Yeter ki Müslümanlar, can çekişmekte olan Batı’yı taklit etmekten vazgeçsinler!
Yeter ki günümüz Müslümanları, bundan bin sene öncesinin dâhî âlimlerinin kendi dönemleriyle ilgili çözümlerini değil de, onların her çağa cevap verebilecek yöntemlerini, metotlarını, usullerini benimsesinler!
Yeter ki Kur’ân ve hadisler, ölülerin gözleriyle değil de, dirilerin gözleriyle okunabilsin!

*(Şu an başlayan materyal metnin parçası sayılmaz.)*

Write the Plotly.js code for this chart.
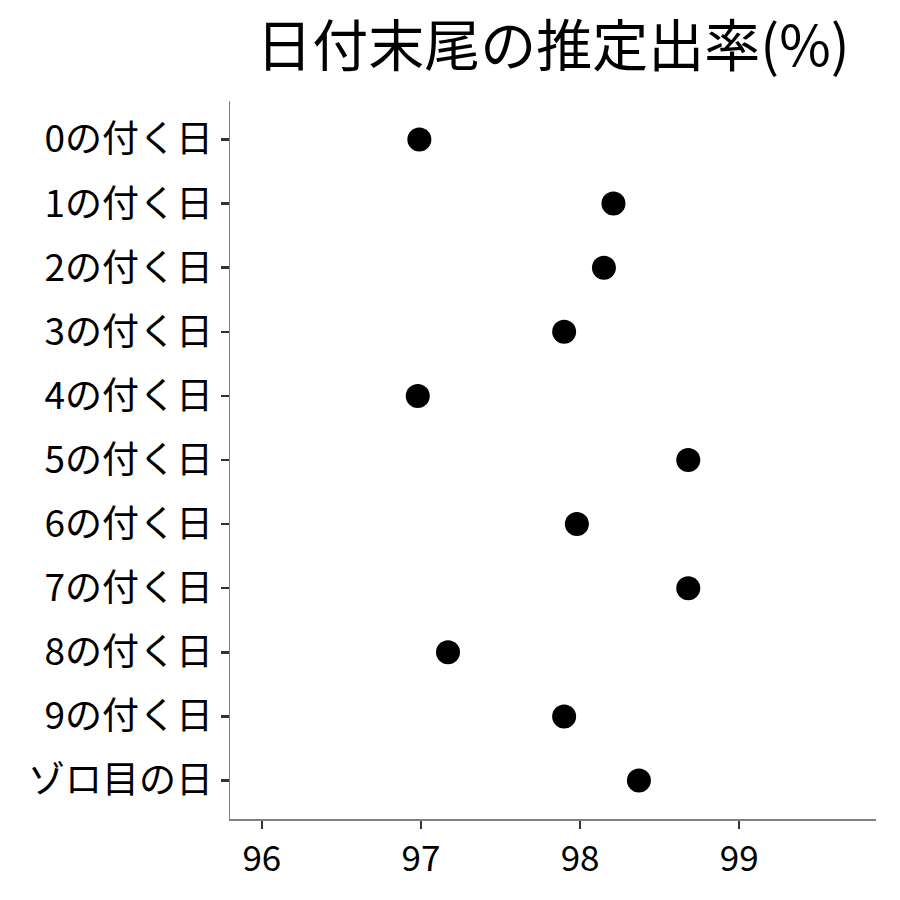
<!DOCTYPE html>
<html>
<head>
<meta charset="utf-8">
<script src="https://cdn.plot.ly/plotly-3.0.1.min.js"></script>
<style>html,body{margin:0;padding:0;background:#fff;}#chart{width:900px;height:900px;}</style>
</head>
<body>
<div id="chart"></div>
<script>
const categories = ["0の付く日","1の付く日","2の付く日","3の付く日","4の付く日","5の付く日","6の付く日","7の付く日","8の付く日","9の付く日","ゾロ目の日"];
const rates = [96.99, 98.21, 98.15, 97.90, 96.98, 98.68, 97.98, 98.68, 97.17, 97.90, 98.37];
const xTicks = [96, 97, 98, 99];
const titleText = "日付末尾の推定出率(%)";

const font = "'Noto Sans CJK JP', 'Noto Sans', sans-serif";

const trace = {
  type: 'scatter',
  mode: 'markers',
  x: rates,
  y: categories,
  marker: {color: '#000', size: 24, line: {width: 0}},
  hoverinfo: 'x+y'
};

const layout = {
  width: 900, height: 900,
  paper_bgcolor: '#fff', plot_bgcolor: '#fff',
  margin: {l: 230, r: 24, t: 101, b: 81},
  showlegend: false,
  title: {
    text: titleText,
    font: {family: font, size: 56, color: '#000'},
    x: 0.5, xref: 'paper', xanchor: 'center',
    y: 1 - 46/900, yref: 'container', yanchor: 'middle'
  },
  xaxis: {
    range: [95.8, 99.86],
    tickvals: xTicks,
    ticktext: xTicks.map(String),
    showgrid: false, zeroline: false,
    showline: true, linecolor: '#808080', linewidth: 1.5,
    ticks: 'outside', ticklen: 8, tickwidth: 2.5, tickcolor: '#333',
    tickfont: {family: font, size: 35, color: '#000'},
    fixedrange: true
  },
  yaxis: {
    type: 'category',
    categoryorder: 'array', categoryarray: categories,
    range: [10.6, -0.6],
    showgrid: false, zeroline: false,
    showline: true, linecolor: '#808080', linewidth: 1.5,
    ticks: 'outside', ticklen: 8, tickwidth: 2.5, tickcolor: '#333',
    tickfont: {family: font, size: 37, color: '#000'},
    fixedrange: true
  }
};

Plotly.newPlot('chart', [trace], layout, {displayModeBar: false, staticPlot: true});
</script>
</body>
</html>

İşte o zaman, bu ilk ve son ilâhî mesaj, insanları tekrar sahte mutluluklardan gerçek mutluluğa ve huzura kavuşturacaktır.
Editörün görüşü
Sevilla Bildirisi'nin özeti mahiyetindeki bu eser bugünün meselelerinin çözümünde İslâm'ın asli unsurlarından olan "içtihat"ın önemine ve yöntem ve usullerine vurgu yapıyor. Roger Garaudy'nin hem doğuya hem batıya hakim entelektüel birikiminin yansımalarını taşıyan eser, yazarın deyimiyle İslâm'ın "dondurulduğu" yerden çıkarılıp "hayatiyetinin" yeniden dünyaya hakim olması için bir kılavuz niteliğinde. Ayrıca mütercimin eserin sonuna eklediği Garaudy bibliyografyası da araştırmacılar için önemli bir kaynak sunuyor.
En önemli cümle
Bir zamanlar, gece kelebeklerinin, pervanelerin ışığa üşüşmesi gibi İslâm’a ve İslâm’ın adaletine koşan insanlar vardı. Asırlar var ki artık öyle insanlar yok. Peki, niye yok? Çünkü bizler İslâm’ı dondurduk!
Bu kitap neden önemli
1985 yılında, İspanya’nın Sevilla şehrinde Roger Garaudy’nin önderliğinde, “1. Avrupa Müslümanları Kongresi” yapıldı. Kongrede “Yüzyılımızda İslâm’ı, ilk yayılış dönemlerindeki canlılığına nasıl kavuşturmalıyız?” konusu enine boyuna tartışıldı. Bütün dünya dinlerinin kutsal kitaplarını büyük bir özenle ve dikkatle okumuş, Batı felsefesini dünüyle bugünüyle en iyi bilen, Marksist felsefede uzman olan, Batılı aydınlar tarafından kendisi de filozof kabul edilen Roger Garaudy, bütün bu engin birikimiyle İslâm dünyasının günümüzdeki halini o kongrede geniş bir açıdan değerlendirdi. Eksikliklerin neler olduğunu tek tek gözler önüne serdi. Yaptığı konuşmalarda İslâm’ın dirilişi için nasıl bir yol izlenmesi gerektiğini anlattı. Bu eserin konusunu, Roger Garaudy tarafından hazırlanıp o kongrede oy birliğiyle kabul edilen “Sevilla Bildirisi” oluşturuyor. Birçok İslâm düşünürünün kesin kanaatine göre, Roger Garaudy tarafından uzun bir tefekkür ve araştırma sonrasında hazırlanmış olan bu çok özlü, bir o kadar da kapsamlı “Sevilla Bildirisi”, aslında en az beş yüz sayfalık bir esere sığdırılabilecek bir incelemenin özeti mahiyetindedir. O yüzden de bu bildiri bir çırpıda değil, her cümlesi üzerinde kafa yorularak okunması gereken çok değerli bir fikir ambarıdır.